Truncated Non-Uniform Quantization for Distributed SGD
Guangfeng Yan, Tan Li, Yuanzhang Xiao, Congduan Li, Linqi Song
TL;DR
Truncated Non-Uniform Quantization for Distributed SGD addresses the communication bottleneck in distributed SGD by introducing a two-stage compressor that first truncates gradients to curb long-tail noise and then applies a non-uniform quantizer tailored to the gradient distribution. The authors derive a convergence bound of the form $\frac{1}{T}\sum_{t=0}^{T-1} \|\nabla F(\bm{\theta}_t)\|^2 \le \mathcal{E}_{DSGD} + \mathcal{E}_{TQ}$ and provide closed-form optimal parameters under Laplace gradient assumptions: $\alpha^*$ and $\lambda_s(g)$, yielding $\mathcal{E}_{TQ} = \frac{27 d \gamma^2}{N (s+\frac{3\sqrt{6}}{2})^2}$. The work also contrasts TNQSGD with alternative quantization strategies, showing improved convergence under fixed communication budgets, and validates the approach with MNIST experiments where TNQSGD achieves higher accuracy than competing schemes at the same bit budget.
Abstract
To address the communication bottleneck challenge in distributed learning, our work introduces a novel two-stage quantization strategy designed to enhance the communication efficiency of distributed Stochastic Gradient Descent (SGD). The proposed method initially employs truncation to mitigate the impact of long-tail noise, followed by a non-uniform quantization of the post-truncation gradients based on their statistical characteristics.
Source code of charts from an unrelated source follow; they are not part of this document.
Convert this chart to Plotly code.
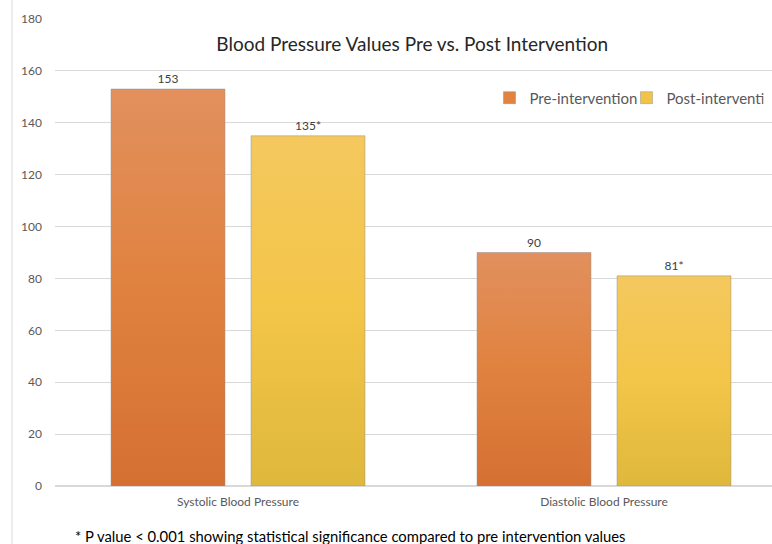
import json
import plotly.graph_objects as go

categories = ["Systolic Blood Pressure", "Diastolic Blood Pressure"]
pre_values = [153, 90]
post_values = [135, 81]
pre_labels = ["153", "90"]
post_labels = ["135*", "81*"]
y_ticks = [0, 20, 40, 60, 80, 100, 120, 140, 160, 180]

FONT = "Lato, 'Open Sans', sans-serif"
PRE_COLOR = "#E0843F"
POST_COLOR = "#F2C34A"
PRE_GRADIENT = [["0", "#E2905E"], ["0.5", "#E0823F"], ["1", "#D57033"]]
POST_GRADIENT = [["0", "#F4C85E"], ["0.5", "#F3C548"], ["1", "#DEB83C"]]

fig = go.Figure()
fig.add_trace(go.Bar(
    name="Pre-intervention", x=categories, y=pre_values,
    text=pre_labels, textposition="outside",
    textfont=dict(size=12, color="#404040", family=FONT),
    marker=dict(color=PRE_COLOR, line=dict(color="rgba(140,140,140,0.45)", width=1)),
    cliponaxis=False,
))
fig.add_trace(go.Bar(
    name="Post-intervention", x=categories, y=post_values,
    text=post_labels, textposition="outside",
    textfont=dict(size=12, color="#404040", family=FONT),
    marker=dict(color=POST_COLOR, line=dict(color="rgba(140,140,140,0.45)", width=1)),
    cliponaxis=False,
))

fig.update_layout(
    width=772, height=544,
    margin=dict(l=55, r=0, t=19, b=58, autoexpand=False),
    paper_bgcolor="white", plot_bgcolor="white",
    barmode="group", bargap=0.235, bargroupgap=0.186,
    font=dict(family=FONT, color="#595959"),
    title=dict(text="Blood Pressure Values Pre vs. Post Intervention",
               x=0.534, xanchor="center", y=0.919, yanchor="middle",
               font=dict(size=19, color="#262626", family=FONT)),
    legend=dict(orientation="h", x=0.606, xanchor="left", y=0.831, yanchor="middle",
                font=dict(size=15, color="#595959", family=FONT),
                bgcolor="rgba(0,0,0,0)", itemwidth=30, entrywidth=92),
    showlegend=True,
    xaxis=dict(range=[-0.5, 1.459], showgrid=False, zeroline=False, showline=False,
               ticks="", ticklabelstandoff=7,
               tickfont=dict(size=12, color="#595959", family=FONT)),
    yaxis=dict(range=[0, 180], tickvals=y_ticks, showgrid=True, gridcolor="#D9D9D9",
               gridwidth=1, zeroline=True, zerolinecolor="#D9D9D9", showline=False,
               ticks="", ticklabelstandoff=12,
               tickfont=dict(size=12, color="#595959", family=FONT)),
)

fig.add_shape(type="line", xref="paper", yref="paper", x0=-0.06, x1=-0.06, y0=-0.2, y1=1.05,
              line=dict(color="#D9D9D9", width=1))

fig.add_annotation(text="* P value < 0.001 showing statistical significance compared to pre intervention values",
                   xref="paper", yref="paper", x=0.411, y=-0.107, xanchor="center", yanchor="middle",
                   showarrow=False, xshift=1, font=dict(size=14.8, color="#000000", family=FONT))

post_script = """
document.body.style.margin='0';document.body.style.overflow='hidden';
try {
  var gd = document.getElementById('{plot_id}');
  var svg = gd.querySelector('.main-svg');
  var defs = svg.querySelector('defs');
  var ns = 'http://www.w3.org/2000/svg';
  function mk(id, stops) {
    var g = document.createElementNS(ns, 'linearGradient');
    g.setAttribute('id', id);
    g.setAttribute('x1', '0'); g.setAttribute('y1', '0');
    g.setAttribute('x2', '0'); g.setAttribute('y2', '1');
    stops.forEach(function (s) {
      var st = document.createElementNS(ns, 'stop');
      st.setAttribute('offset', s[0]);
      st.setAttribute('stop-color', s[1]);
      g.appendChild(st);
    });
    defs.appendChild(g);
  }
  mk('gradPre', PRE_STOPS);
  mk('gradPost', POST_STOPS);
  var traces = gd.querySelectorAll('.barlayer .trace');
  var ids = ['gradPre', 'gradPost'];
  traces.forEach(function (t, i) {
    t.querySelectorAll('.point path').forEach(function (p) {
      p.style.fill = 'url(#' + ids[i] + ')';
    });
  });
} catch (e) {}
""".replace("PRE_STOPS", json.dumps(PRE_GRADIENT)).replace("POST_STOPS", json.dumps(POST_GRADIENT))

fig.write_html("out.html", config={"displayModeBar": False}, post_script=post_script)
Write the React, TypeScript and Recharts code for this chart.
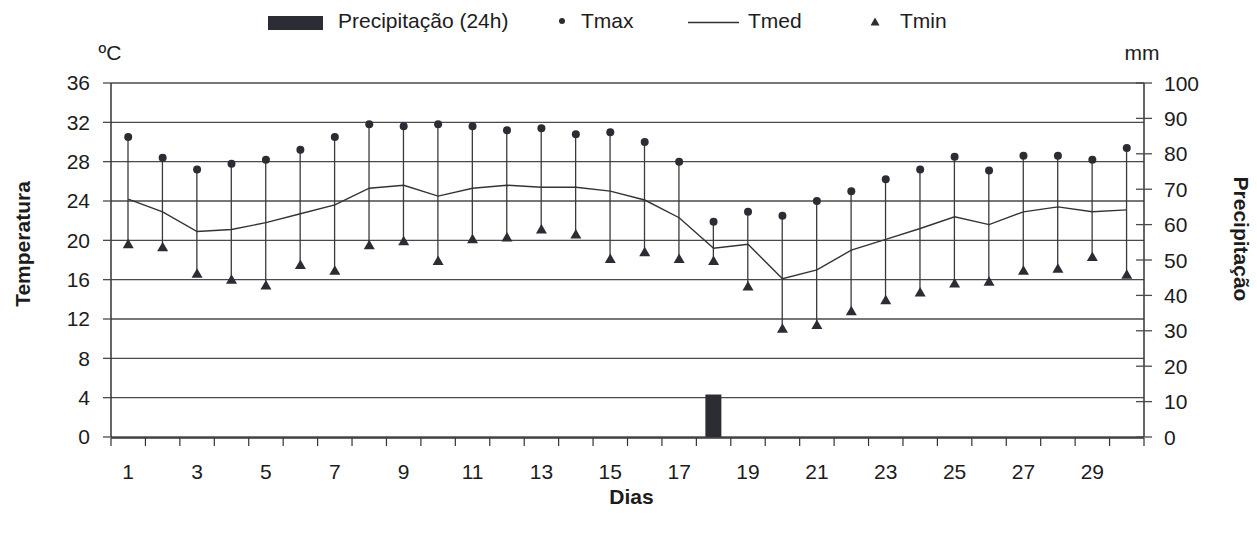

We provide a comprehensive convergence analysis of the quantized distributed SGD, establishing theoretical guarantees for its performance. Furthermore, by minimizing the convergence error, we derive optimal closed-form solutions for the truncation threshold and non-uniform quantization levels under given communication constraints. Both theoretical insights and extensive experimental evaluations demonstrate that our proposed algorithm outperforms existing quantization schemes, striking a superior balance between communication efficiency and convergence performance.